> [Goal]
Retype the opening lines of the listing below, ending with the line that contains "var PANEL = '#f2f2f2';", and leave out any pictures.

[Stored entries]
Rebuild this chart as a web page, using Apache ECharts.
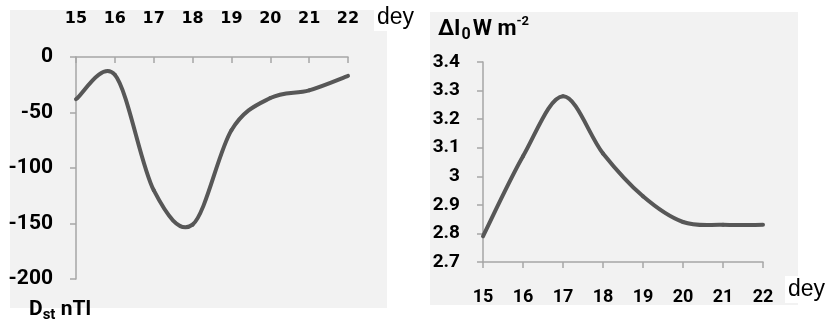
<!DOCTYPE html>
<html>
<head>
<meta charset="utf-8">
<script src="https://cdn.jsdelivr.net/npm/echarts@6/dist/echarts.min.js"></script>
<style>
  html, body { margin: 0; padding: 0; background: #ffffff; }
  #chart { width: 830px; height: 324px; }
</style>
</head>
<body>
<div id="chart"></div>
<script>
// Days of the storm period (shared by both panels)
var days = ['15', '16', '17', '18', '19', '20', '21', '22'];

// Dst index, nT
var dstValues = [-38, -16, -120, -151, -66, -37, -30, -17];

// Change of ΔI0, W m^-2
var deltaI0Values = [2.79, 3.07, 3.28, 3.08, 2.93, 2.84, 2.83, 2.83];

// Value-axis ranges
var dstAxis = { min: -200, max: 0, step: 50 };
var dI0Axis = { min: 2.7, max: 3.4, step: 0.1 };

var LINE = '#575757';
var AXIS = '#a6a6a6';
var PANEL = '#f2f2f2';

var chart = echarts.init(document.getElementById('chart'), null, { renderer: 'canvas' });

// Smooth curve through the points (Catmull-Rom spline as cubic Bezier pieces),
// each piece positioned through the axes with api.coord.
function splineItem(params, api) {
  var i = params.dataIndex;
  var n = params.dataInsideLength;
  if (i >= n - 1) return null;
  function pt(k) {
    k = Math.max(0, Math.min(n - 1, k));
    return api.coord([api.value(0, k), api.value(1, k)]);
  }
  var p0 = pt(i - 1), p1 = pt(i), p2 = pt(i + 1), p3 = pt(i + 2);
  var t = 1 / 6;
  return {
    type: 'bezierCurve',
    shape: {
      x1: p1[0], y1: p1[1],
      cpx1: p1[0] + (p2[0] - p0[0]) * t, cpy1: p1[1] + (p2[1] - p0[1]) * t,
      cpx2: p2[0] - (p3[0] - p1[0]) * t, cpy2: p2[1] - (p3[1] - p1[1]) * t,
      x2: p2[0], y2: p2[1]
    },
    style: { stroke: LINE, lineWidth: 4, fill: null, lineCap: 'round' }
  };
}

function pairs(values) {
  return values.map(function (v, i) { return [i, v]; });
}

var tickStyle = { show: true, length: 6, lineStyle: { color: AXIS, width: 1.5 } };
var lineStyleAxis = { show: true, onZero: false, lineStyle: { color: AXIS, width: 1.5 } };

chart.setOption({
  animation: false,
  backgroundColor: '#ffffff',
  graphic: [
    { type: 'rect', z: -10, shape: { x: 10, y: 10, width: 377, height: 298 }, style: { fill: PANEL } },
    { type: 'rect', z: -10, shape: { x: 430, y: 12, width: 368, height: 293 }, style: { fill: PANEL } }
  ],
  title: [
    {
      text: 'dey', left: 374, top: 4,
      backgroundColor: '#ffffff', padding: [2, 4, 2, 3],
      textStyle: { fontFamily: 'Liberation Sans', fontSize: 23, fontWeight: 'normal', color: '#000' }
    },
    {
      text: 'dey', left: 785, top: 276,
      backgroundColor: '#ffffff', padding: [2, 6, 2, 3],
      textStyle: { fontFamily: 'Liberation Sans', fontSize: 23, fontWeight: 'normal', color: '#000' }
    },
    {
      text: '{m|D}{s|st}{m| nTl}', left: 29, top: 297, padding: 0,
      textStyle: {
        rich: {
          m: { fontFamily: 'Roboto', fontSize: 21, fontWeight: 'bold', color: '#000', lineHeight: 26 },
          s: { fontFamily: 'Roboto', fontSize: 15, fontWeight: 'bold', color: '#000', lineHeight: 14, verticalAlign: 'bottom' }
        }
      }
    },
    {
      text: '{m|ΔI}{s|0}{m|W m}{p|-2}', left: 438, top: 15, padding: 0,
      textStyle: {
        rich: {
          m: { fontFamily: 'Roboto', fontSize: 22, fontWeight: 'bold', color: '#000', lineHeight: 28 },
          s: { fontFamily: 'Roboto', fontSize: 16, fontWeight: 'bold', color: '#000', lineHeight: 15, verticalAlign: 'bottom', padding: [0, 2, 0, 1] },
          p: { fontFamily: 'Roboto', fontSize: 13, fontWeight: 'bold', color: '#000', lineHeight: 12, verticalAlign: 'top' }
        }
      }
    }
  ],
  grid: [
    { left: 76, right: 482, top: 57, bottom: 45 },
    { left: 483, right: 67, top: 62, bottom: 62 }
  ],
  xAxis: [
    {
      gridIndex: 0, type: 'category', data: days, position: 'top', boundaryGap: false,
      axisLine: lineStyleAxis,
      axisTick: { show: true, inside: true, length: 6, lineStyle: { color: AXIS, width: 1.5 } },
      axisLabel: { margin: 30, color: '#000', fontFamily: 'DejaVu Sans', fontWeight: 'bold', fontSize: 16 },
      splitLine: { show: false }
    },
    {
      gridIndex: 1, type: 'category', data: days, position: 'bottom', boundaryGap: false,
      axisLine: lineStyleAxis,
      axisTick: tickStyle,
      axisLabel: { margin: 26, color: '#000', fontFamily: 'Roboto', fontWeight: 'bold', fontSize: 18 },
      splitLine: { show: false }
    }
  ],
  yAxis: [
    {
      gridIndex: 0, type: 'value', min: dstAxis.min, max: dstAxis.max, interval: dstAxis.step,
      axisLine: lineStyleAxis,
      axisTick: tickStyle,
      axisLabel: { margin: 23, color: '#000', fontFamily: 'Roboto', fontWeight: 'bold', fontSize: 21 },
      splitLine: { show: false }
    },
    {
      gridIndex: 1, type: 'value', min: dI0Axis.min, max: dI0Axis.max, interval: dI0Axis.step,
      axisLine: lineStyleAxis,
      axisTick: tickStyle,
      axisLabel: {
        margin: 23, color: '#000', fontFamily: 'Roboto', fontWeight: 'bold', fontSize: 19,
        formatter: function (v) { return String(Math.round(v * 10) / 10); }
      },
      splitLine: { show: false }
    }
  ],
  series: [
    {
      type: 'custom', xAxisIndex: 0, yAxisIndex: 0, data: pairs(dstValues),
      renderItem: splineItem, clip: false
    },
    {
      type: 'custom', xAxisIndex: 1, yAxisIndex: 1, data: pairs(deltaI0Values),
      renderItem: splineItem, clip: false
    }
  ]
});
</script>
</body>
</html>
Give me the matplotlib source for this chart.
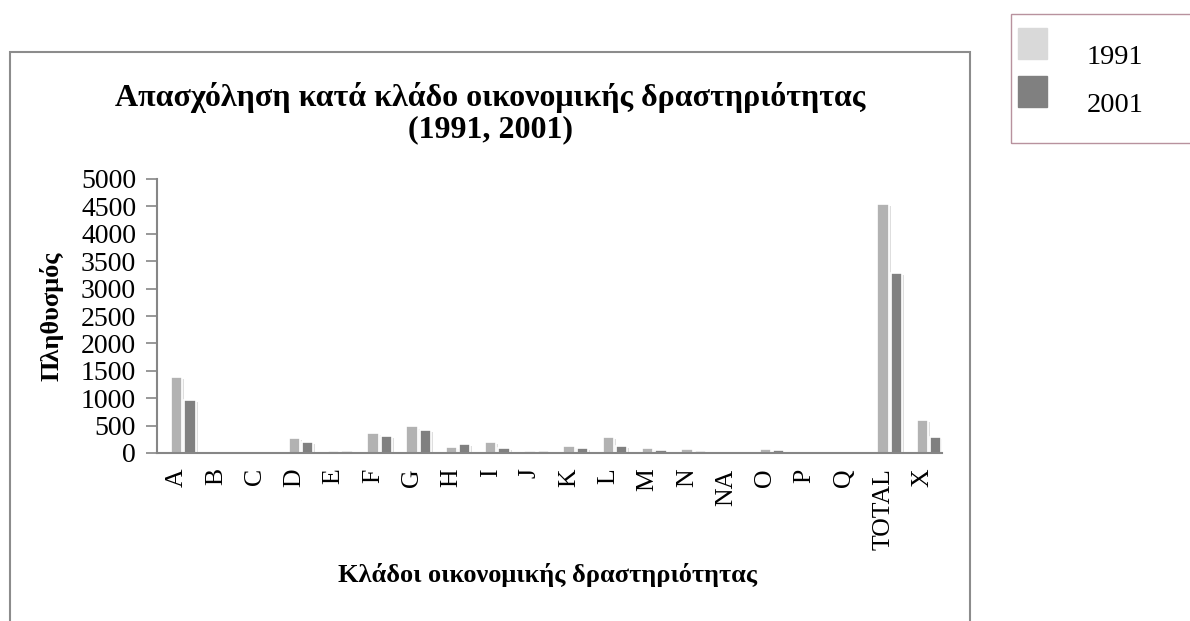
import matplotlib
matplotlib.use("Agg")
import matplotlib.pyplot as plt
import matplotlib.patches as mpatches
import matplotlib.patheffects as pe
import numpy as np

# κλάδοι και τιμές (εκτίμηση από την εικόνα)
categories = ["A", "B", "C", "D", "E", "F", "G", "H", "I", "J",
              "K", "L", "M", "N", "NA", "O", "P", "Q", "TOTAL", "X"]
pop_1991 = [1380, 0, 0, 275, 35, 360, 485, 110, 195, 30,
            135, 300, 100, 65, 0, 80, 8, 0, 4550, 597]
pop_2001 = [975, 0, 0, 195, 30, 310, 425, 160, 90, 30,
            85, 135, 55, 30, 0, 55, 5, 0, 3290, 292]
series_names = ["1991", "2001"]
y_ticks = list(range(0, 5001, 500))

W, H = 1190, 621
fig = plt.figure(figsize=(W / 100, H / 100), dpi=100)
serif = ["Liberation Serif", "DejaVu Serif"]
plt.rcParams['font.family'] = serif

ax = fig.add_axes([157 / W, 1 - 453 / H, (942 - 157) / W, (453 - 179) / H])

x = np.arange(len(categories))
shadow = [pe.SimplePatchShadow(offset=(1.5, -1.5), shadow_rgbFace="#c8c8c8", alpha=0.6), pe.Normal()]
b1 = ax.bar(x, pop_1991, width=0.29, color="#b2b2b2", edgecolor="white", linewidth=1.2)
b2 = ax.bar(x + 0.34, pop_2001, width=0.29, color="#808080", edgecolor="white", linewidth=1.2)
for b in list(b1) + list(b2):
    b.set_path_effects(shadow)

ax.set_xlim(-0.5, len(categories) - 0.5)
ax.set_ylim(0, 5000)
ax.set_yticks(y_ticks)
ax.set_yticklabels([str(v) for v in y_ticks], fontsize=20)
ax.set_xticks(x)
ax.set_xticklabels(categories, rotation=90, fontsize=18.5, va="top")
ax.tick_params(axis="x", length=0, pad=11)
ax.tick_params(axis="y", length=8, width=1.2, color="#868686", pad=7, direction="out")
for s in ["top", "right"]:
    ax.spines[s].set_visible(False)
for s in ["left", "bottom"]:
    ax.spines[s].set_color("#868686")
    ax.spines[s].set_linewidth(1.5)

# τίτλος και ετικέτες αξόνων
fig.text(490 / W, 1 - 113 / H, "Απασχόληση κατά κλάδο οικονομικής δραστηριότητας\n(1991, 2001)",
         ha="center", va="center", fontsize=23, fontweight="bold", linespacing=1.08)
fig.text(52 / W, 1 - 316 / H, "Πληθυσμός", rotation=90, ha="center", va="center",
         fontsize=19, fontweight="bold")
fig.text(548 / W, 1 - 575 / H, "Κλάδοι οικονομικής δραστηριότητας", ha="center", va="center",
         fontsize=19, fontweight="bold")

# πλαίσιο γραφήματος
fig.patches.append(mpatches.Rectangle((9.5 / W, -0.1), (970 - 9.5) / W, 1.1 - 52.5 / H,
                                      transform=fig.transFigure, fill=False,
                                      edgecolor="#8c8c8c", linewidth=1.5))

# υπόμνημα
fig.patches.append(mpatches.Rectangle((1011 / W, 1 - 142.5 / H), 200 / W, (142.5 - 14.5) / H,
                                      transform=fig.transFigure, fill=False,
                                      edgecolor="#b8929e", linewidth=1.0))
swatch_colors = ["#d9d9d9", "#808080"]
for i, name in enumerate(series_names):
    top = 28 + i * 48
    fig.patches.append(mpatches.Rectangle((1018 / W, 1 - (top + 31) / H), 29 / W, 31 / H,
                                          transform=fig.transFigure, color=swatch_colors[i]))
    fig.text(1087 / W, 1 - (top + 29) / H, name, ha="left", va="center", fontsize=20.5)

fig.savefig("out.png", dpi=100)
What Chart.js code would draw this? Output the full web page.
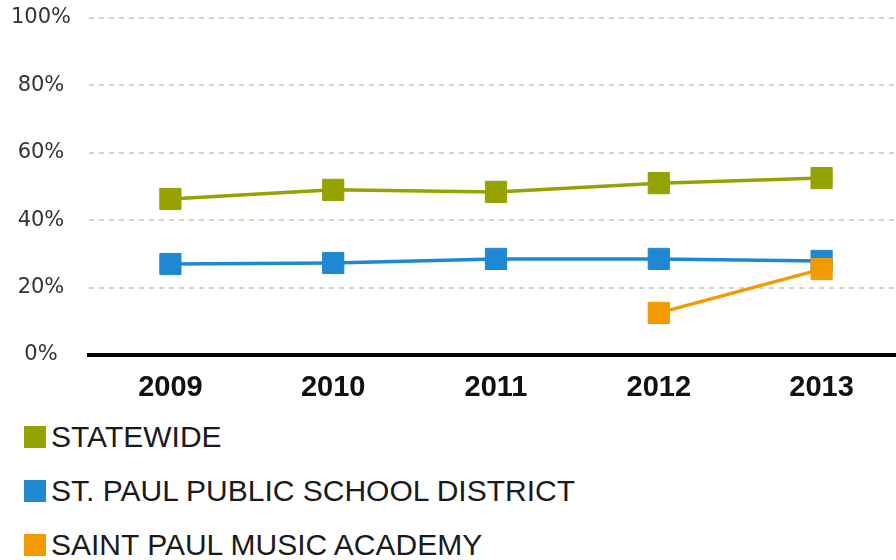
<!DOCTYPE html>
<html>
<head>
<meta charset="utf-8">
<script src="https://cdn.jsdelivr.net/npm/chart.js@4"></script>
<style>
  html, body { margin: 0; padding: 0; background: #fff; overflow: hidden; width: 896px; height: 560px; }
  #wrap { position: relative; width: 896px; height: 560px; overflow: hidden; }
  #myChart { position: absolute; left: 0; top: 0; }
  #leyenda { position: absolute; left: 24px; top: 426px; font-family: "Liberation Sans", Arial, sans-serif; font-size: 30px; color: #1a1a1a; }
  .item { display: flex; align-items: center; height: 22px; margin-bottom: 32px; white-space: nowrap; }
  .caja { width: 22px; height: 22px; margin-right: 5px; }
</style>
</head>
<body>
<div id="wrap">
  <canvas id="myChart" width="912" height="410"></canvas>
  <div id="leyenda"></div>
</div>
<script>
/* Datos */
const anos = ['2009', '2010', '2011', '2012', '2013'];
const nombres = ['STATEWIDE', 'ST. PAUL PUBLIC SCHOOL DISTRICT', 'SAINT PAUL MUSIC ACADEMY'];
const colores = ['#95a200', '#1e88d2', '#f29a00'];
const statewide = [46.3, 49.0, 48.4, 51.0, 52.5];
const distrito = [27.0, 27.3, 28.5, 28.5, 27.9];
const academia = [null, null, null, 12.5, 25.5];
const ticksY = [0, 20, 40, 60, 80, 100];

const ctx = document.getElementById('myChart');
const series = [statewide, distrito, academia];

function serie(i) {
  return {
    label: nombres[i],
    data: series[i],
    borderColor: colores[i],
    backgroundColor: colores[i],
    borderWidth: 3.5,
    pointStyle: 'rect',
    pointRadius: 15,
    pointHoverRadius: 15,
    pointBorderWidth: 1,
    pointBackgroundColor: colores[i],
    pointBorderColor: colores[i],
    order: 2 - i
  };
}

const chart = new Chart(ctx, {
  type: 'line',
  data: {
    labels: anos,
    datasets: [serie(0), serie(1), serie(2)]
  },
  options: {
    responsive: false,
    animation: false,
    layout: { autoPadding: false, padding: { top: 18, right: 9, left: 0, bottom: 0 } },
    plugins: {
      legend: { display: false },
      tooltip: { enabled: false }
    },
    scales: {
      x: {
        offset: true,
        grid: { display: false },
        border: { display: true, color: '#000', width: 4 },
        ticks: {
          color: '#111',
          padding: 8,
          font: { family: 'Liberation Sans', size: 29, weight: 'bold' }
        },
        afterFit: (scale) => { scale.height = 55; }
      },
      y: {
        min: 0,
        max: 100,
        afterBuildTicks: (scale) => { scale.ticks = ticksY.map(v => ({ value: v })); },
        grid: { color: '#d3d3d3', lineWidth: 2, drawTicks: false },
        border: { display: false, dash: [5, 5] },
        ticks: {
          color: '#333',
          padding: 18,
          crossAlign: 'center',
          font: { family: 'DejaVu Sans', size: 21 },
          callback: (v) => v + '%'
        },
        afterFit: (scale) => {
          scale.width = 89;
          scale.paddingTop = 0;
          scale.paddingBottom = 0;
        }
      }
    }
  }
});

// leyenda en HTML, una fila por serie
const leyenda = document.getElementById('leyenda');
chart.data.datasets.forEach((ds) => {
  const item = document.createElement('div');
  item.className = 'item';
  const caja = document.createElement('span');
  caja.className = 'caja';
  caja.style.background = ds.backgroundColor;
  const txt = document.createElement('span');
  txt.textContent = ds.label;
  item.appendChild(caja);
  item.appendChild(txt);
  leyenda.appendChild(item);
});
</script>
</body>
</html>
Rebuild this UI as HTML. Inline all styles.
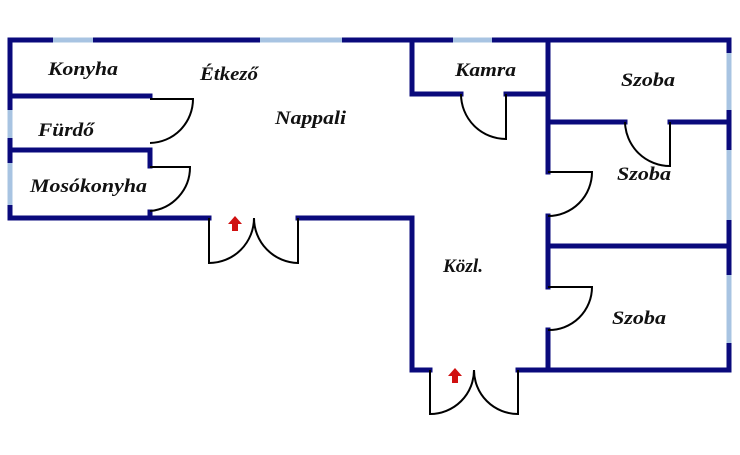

> [The answer]
Rebuild this chart as a web page, using Apache ECharts.
<!DOCTYPE html>
<html>
<head>
<meta charset="utf-8">
<script src="https://cdn.jsdelivr.net/npm/echarts@6/dist/echarts.min.js"></script>
<style>
  html, body { margin: 0; padding: 0; background: #ffffff; }
  #chart { width: 830px; height: 324px; }
</style>
</head>
<body>
<div id="chart"></div>
<script>
// Days of the storm period (shared by both panels)
var days = ['15', '16', '17', '18', '19', '20', '21', '22'];

// Dst index, nT
var dstValues = [-38, -16, -120, -151, -66, -37, -30, -17];

// Change of ΔI0, W m^-2
var deltaI0Values = [2.79, 3.07, 3.28, 3.08, 2.93, 2.84, 2.83, 2.83];

// Value-axis ranges
var dstAxis = { min: -200, max: 0, step: 50 };
var dI0Axis = { min: 2.7, max: 3.4, step: 0.1 };

var LINE = '#575757';
var AXIS = '#a6a6a6';
var PANEL = '#f2f2f2';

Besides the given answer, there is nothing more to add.